■ **Problem requirements**: Search the records for "with" and copy each line that holds it.

■ **Data to process**:
START

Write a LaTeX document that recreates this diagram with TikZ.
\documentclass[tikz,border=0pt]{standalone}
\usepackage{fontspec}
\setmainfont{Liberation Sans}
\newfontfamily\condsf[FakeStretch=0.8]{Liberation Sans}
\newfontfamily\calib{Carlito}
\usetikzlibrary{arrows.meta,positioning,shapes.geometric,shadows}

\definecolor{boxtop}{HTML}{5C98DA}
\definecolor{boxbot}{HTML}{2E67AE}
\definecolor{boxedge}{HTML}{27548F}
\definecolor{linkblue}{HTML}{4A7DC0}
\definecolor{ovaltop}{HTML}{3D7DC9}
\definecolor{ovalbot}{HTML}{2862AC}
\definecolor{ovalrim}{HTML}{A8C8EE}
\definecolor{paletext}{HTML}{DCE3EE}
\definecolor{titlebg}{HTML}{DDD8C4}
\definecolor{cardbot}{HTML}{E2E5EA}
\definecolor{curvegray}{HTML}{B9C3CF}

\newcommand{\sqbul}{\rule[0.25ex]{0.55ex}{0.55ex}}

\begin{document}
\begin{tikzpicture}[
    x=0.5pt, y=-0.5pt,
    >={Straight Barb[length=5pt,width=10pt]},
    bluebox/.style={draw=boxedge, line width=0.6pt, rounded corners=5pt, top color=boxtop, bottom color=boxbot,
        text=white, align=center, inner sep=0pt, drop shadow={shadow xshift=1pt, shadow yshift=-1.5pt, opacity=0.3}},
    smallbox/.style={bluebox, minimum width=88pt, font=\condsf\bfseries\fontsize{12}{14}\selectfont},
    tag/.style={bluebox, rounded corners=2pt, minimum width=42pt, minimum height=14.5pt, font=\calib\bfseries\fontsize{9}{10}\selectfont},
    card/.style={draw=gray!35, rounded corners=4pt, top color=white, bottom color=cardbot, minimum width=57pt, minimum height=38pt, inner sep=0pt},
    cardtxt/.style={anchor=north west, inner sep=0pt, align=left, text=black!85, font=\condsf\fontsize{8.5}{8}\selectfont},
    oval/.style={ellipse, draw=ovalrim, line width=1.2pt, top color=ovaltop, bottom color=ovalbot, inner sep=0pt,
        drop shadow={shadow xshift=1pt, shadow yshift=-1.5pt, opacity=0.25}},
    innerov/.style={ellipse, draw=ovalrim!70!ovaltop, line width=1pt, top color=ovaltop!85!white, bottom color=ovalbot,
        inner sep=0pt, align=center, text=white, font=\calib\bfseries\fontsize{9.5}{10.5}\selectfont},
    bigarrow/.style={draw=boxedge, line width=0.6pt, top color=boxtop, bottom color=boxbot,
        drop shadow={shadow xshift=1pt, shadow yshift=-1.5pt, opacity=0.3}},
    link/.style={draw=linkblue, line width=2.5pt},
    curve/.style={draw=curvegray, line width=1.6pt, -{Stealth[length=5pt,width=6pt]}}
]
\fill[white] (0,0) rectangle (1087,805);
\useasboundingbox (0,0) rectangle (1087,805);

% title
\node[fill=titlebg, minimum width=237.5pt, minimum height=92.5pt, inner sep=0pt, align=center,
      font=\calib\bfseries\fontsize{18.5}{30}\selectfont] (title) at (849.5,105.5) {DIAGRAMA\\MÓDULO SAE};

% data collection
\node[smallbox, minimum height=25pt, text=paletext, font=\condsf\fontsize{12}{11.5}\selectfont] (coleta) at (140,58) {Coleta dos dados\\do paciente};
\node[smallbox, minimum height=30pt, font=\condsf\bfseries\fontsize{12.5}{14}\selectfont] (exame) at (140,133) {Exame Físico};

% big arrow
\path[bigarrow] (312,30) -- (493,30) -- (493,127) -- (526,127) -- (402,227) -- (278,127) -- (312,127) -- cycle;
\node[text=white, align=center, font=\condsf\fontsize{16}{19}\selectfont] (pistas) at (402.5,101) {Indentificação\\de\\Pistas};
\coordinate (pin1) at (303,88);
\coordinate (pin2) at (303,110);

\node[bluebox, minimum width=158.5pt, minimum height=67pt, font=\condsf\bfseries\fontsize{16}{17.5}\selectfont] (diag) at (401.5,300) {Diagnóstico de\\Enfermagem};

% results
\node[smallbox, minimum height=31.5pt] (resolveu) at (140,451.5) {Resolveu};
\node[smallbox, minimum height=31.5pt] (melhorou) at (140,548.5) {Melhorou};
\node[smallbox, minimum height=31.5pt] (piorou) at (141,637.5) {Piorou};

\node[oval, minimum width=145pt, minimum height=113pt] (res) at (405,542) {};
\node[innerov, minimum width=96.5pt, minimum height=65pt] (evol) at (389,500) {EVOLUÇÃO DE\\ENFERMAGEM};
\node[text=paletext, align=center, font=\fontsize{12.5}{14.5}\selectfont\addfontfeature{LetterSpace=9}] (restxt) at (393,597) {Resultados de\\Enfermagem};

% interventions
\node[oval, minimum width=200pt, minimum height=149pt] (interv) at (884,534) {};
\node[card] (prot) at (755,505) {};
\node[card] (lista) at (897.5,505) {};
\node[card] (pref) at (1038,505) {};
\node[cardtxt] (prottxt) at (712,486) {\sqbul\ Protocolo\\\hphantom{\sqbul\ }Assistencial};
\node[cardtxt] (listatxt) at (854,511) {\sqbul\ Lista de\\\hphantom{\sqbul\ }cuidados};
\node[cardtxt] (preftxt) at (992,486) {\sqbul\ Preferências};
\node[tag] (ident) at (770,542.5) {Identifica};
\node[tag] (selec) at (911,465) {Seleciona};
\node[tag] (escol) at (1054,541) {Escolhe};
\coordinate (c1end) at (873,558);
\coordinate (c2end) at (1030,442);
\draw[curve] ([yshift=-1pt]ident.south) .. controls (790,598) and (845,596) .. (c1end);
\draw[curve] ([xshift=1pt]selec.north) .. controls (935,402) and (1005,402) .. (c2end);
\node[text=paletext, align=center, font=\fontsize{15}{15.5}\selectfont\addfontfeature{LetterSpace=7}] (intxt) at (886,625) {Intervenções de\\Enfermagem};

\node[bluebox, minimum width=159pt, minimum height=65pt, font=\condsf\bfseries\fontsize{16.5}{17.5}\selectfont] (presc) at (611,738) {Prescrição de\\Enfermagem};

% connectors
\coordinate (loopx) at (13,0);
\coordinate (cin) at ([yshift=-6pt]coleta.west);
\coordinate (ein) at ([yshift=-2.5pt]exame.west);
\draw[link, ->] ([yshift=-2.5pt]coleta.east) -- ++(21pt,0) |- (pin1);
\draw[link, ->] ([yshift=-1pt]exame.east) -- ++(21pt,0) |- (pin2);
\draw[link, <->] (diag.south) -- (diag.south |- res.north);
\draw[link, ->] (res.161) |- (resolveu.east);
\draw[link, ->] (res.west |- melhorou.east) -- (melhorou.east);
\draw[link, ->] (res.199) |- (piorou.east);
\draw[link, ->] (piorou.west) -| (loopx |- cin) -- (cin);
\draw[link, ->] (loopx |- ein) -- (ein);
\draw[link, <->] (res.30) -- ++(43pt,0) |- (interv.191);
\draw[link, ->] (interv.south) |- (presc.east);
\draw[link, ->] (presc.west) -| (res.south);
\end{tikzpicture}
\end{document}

END
START

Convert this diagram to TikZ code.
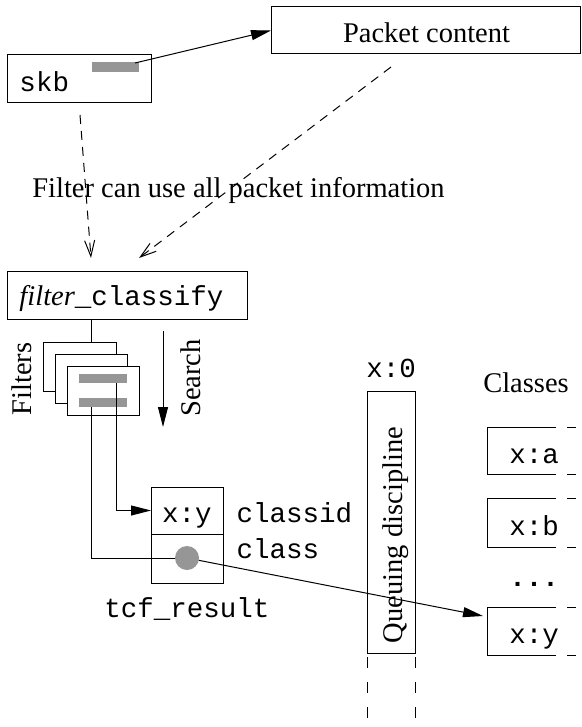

END
START

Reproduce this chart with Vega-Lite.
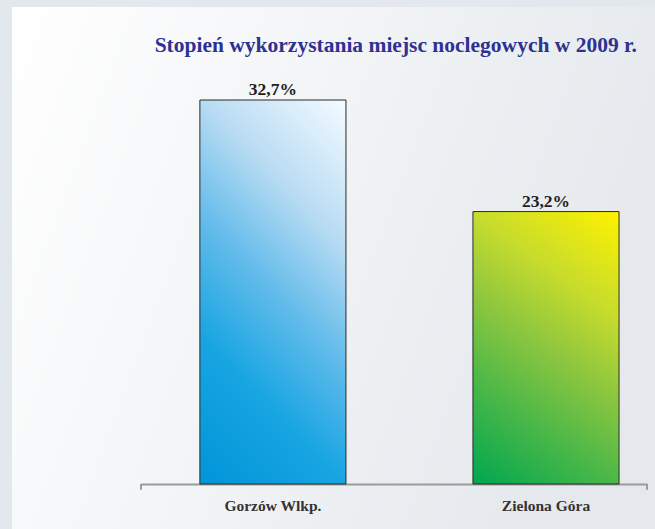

END

■ **Completed exercise**:
Write a LaTeX document that recreates this diagram with TikZ.
Reproduce this chart with Vega-Lite.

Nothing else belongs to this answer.